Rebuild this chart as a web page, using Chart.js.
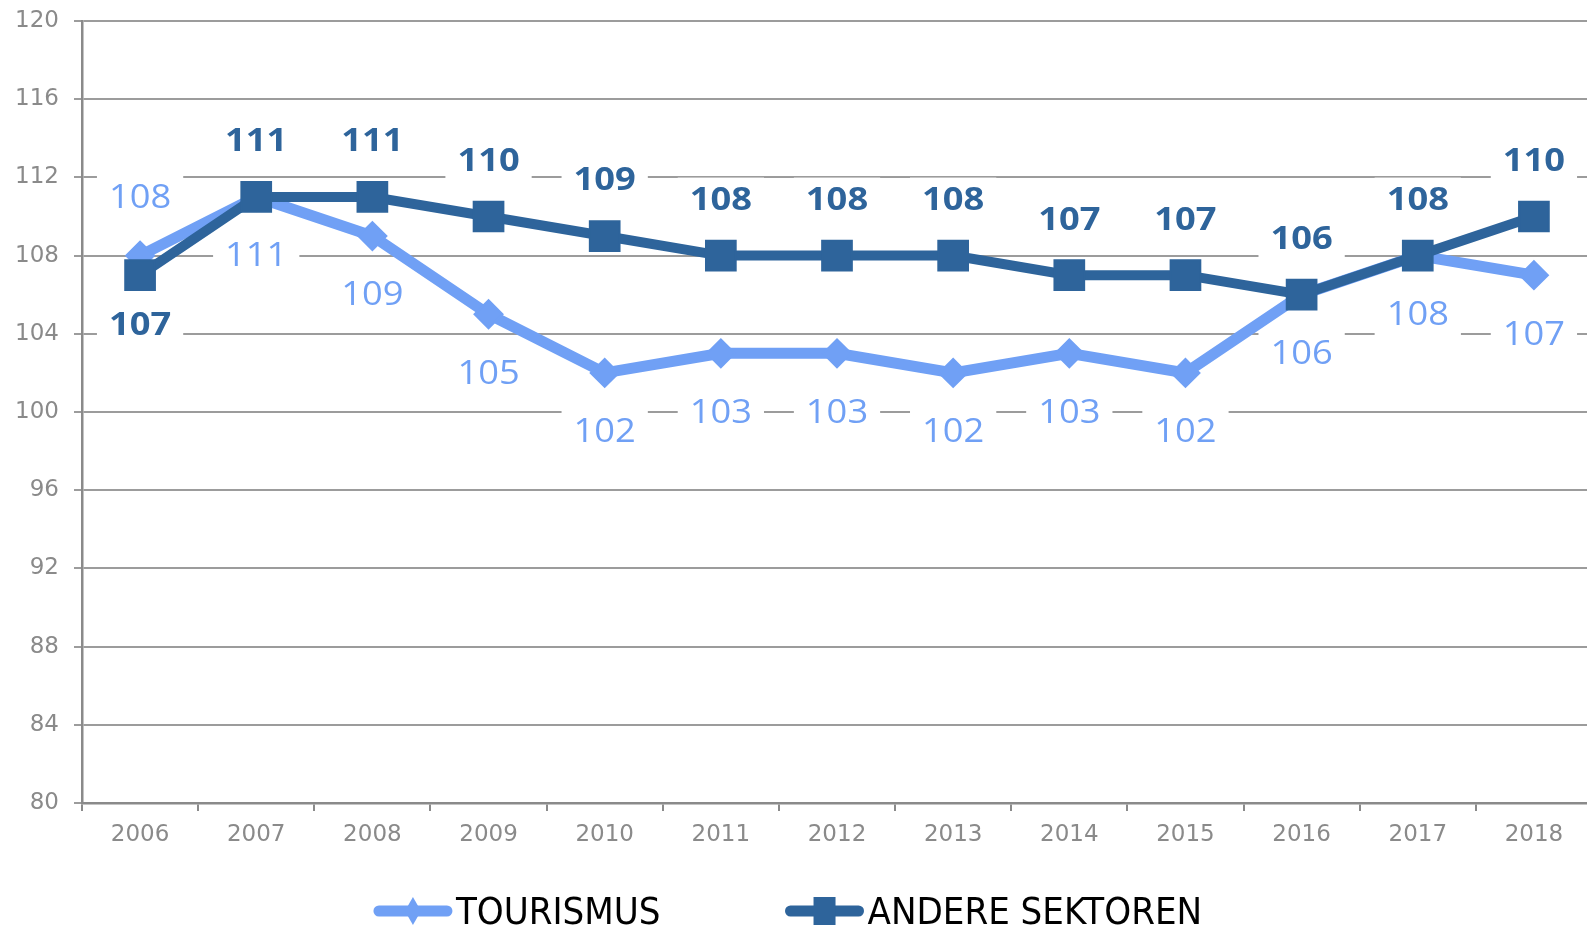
<!DOCTYPE html>
<html>
<head>
<meta charset="utf-8">
<title>Tourismus vs. andere Sektoren</title>
<script src="https://cdn.jsdelivr.net/npm/chart.js@4.4.1/dist/chart.umd.min.js"></script>
<style>
  html, body { margin: 0; padding: 0; background: #fff; }
  #wrap { width: 1587px; height: 928px; position: relative; }
</style>
</head>
<body>
<div id="wrap"><canvas id="chart"></canvas></div>
<script>
// data
const years = ['2006', '2007', '2008', '2009', '2010', '2011', '2012', '2013', '2014', '2015', '2016', '2017', '2018'];
const tourismus = [108, 111, 109, 105, 102, 103, 103, 102, 103, 102, 106, 108, 107];
const andereSektoren = [107, 111, 111, 110, 109, 108, 108, 108, 107, 107, 106, 108, 110];
const seriesNames = ['TOURISMUS', 'ANDERE SEKTOREN'];
const yMin = 80, yMax = 120, yStep = 4;

const lightBlue = '#70A0F5';
const darkBlue = '#2E649B';
const gridGray = '#9c9c9c';
const axisGray = '#8a8a8a';
const tickFont = { family: 'DejaVu Sans', size: 23 };

// the original plot is cut off a few px past the right edge
const cutOff = {
    id: 'cutOff',
    afterLayout(chart) {
        const x = chart.scales.x;
        const right = chart.width + 5;
        x.right = right;
        x.width = right - x.left;
        chart.chartArea.right = right;
        chart.chartArea.width = right - chart.chartArea.left;
        x.configure();
    }
};

// where each value label goes (white box behind it, like the original)
function labelSpots(chart) {
    const tMeta = chart.getDatasetMeta(0);
    const aMeta = chart.getDatasetMeta(1);
    let spots = [];
    years.forEach((y, i) => {
        const tp = tMeta.data[i], ap = aMeta.data[i];
        const tourAbove = tourismus[i] > andereSektoren[i];
        spots.push({ x: tp.x, y: tourAbove ? tp.y - 58 : tp.y + 59, text: String(tourismus[i]), color: lightBlue, bold: false });
        spots.push({ x: ap.x, y: tourAbove ? ap.y + 49 : ap.y - 56, text: String(andereSektoren[i]), color: darkBlue, bold: true });
    });
    return spots;
}

function labelFont(bold) {
    return (bold ? '700 ' : '500 ') + '33px "Open Sans"';
}
const stretch = 1.1; // original labels are a bit wide

const valueLabels = {
    id: 'valueLabels',
    beforeDatasetsDraw(chart) {
        const ctx = chart.ctx;
        ctx.save();
        // white boxes behind labels
        ctx.fillStyle = '#ffffff';
        labelSpots(chart).forEach(s => {
            ctx.font = labelFont(s.bold);
            const w = ctx.measureText(s.text).width * stretch;
            ctx.fillRect(s.x - w / 2 - 12, s.y - 22, w + 24, 44);
        });
        ctx.restore();
    },
    afterDatasetsDraw(chart) {
        const ctx = chart.ctx;
        labelSpots(chart).forEach(s => {
            ctx.save();
            ctx.translate(s.x, s.y + 1);
            ctx.scale(stretch, 1);
            ctx.textAlign = 'center';
            ctx.textBaseline = 'middle';
            ctx.font = labelFont(s.bold);
            ctx.fillStyle = s.color;
            ctx.fillText(s.text, 0, 0);
            ctx.restore();
        });
    }
};

// legend at the bottom: thick line with marker, then the name
const bottomLegend = {
    id: 'bottomLegend',
    afterDraw(chart) {
        const ctx = chart.ctx;
        ctx.save();
        ctx.font = '38px "Liberation Sans Narrow", "DejaVu Sans Condensed", sans-serif';
        const lineLen = 78, gapText = 4, gapItems = 125;
        const widths = seriesNames.map(n => lineLen + gapText + ctx.measureText(n).width);
        const total = widths[0] + gapItems + widths[1];
        let x = 788 - total / 2;
        const ly = 911;
        seriesNames.forEach((name, i) => {
            const col = i === 0 ? lightBlue : darkBlue;
            ctx.strokeStyle = col;
            ctx.lineWidth = 11;
            ctx.lineCap = 'round';
            ctx.beginPath();
            ctx.moveTo(x + 5, ly);
            ctx.lineTo(x + lineLen - 5, ly);
            ctx.stroke();
            ctx.fillStyle = col;
            const cx = x + lineLen / 2;
            if (i === 0) {
                ctx.beginPath();
                ctx.moveTo(cx - 8, ly);
                ctx.lineTo(cx, ly - 14);
                ctx.lineTo(cx + 8, ly);
                ctx.lineTo(cx, ly + 14);
                ctx.closePath();
                ctx.fill();
            } else {
                ctx.fillRect(cx - 11, ly - 14, 22, 28);
            }
            ctx.fillStyle = '#000000';
            ctx.textAlign = 'left';
            ctx.textBaseline = 'alphabetic';
            ctx.fillText(name, x + lineLen + gapText, 924);
            x += widths[i] + gapItems;
        });
        ctx.restore();
    }
};

const ctx = document.getElementById('chart');
new Chart(ctx, {
    type: 'line',
    data: {
        labels: years,
        datasets: [{
            label: seriesNames[0],
            data: tourismus,
            borderColor: lightBlue,
            backgroundColor: lightBlue,
            borderWidth: 11,
            pointStyle: 'rectRot',
            pointRadius: 14,
            pointBorderWidth: 2,
            pointBackgroundColor: lightBlue,
            pointBorderColor: lightBlue,
            tension: 0,
            order: 1
        }, {
            label: seriesNames[1],
            data: andereSektoren,
            borderColor: darkBlue,
            backgroundColor: darkBlue,
            borderWidth: 10,
            pointStyle: 'rect',
            pointRadius: 21,
            pointBorderWidth: 2,
            pointBackgroundColor: darkBlue,
            pointBorderColor: darkBlue,
            tension: 0,
            order: 0
        }]
    },
    options: {
        responsive: true,
        maintainAspectRatio: false,
        animation: false,
        devicePixelRatio: 1,
        layout: { autoPadding: false, padding: { top: 21, right: 0, left: 0, bottom: 0 } },
        plugins: {
            legend: { display: false },
            tooltip: { enabled: false }
        },
        scales: {
            x: {
                offset: true,
                grid: {
                    offset: true,
                    drawOnChartArea: false,
                    drawTicks: true,
                    tickLength: 8,
                    color: axisGray,
                    lineWidth: 2
                },
                border: { color: axisGray, width: 2.5 },
                ticks: { color: '#8a8a8a', font: tickFont, padding: 10, maxRotation: 0, autoSkip: false },
                afterFit(scale) {
                    scale.height = 125;
                    scale.paddingLeft = 0;
                    scale.paddingRight = 0;
                }
            },
            y: {
                min: yMin,
                max: yMax,
                grid: {
                    color: gridGray,
                    lineWidth: 2,
                    drawTicks: true,
                    tickLength: 8
                },
                border: { color: axisGray, width: 2.5 },
                ticks: { stepSize: yStep, color: '#8a8a8a', font: tickFont, padding: 15 },
                afterFit(scale) {
                    scale.width = 82;
                    scale.paddingTop = 0;
                    scale.paddingBottom = 0;
                }
            }
        }
    },
    plugins: [cutOff, valueLabels, bottomLegend]
});
</script>
</body>
</html>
● ● ●
> Requirements
Quote, please, every line of the material above from its start through the line that has "Sans', size: 23", reproducing the words exactly and dropping any images.

> Exercise solution
Rebuild this chart as a web page, using Chart.js.
<!DOCTYPE html>
<html>
<head>
<meta charset="utf-8">
<title>Tourismus vs. andere Sektoren</title>
<script src="https://cdn.jsdelivr.net/npm/chart.js@4.4.1/dist/chart.umd.min.js"></script>
<style>
  html, body { margin: 0; padding: 0; background: #fff; }
  #wrap { width: 1587px; height: 928px; position: relative; }
</style>
</head>
<body>
<div id="wrap"><canvas id="chart"></canvas></div>
<script>
// data
const years = ['2006', '2007', '2008', '2009', '2010', '2011', '2012', '2013', '2014', '2015', '2016', '2017', '2018'];
const tourismus = [108, 111, 109, 105, 102, 103, 103, 102, 103, 102, 106, 108, 107];
const andereSektoren = [107, 111, 111, 110, 109, 108, 108, 108, 107, 107, 106, 108, 110];
const seriesNames = ['TOURISMUS', 'ANDERE SEKTOREN'];
const yMin = 80, yMax = 120, yStep = 4;

const lightBlue = '#70A0F5';
const darkBlue = '#2E649B';
const gridGray = '#9c9c9c';
const axisGray = '#8a8a8a';
const tickFont = { family: 'DejaVu Sans', size: 23 };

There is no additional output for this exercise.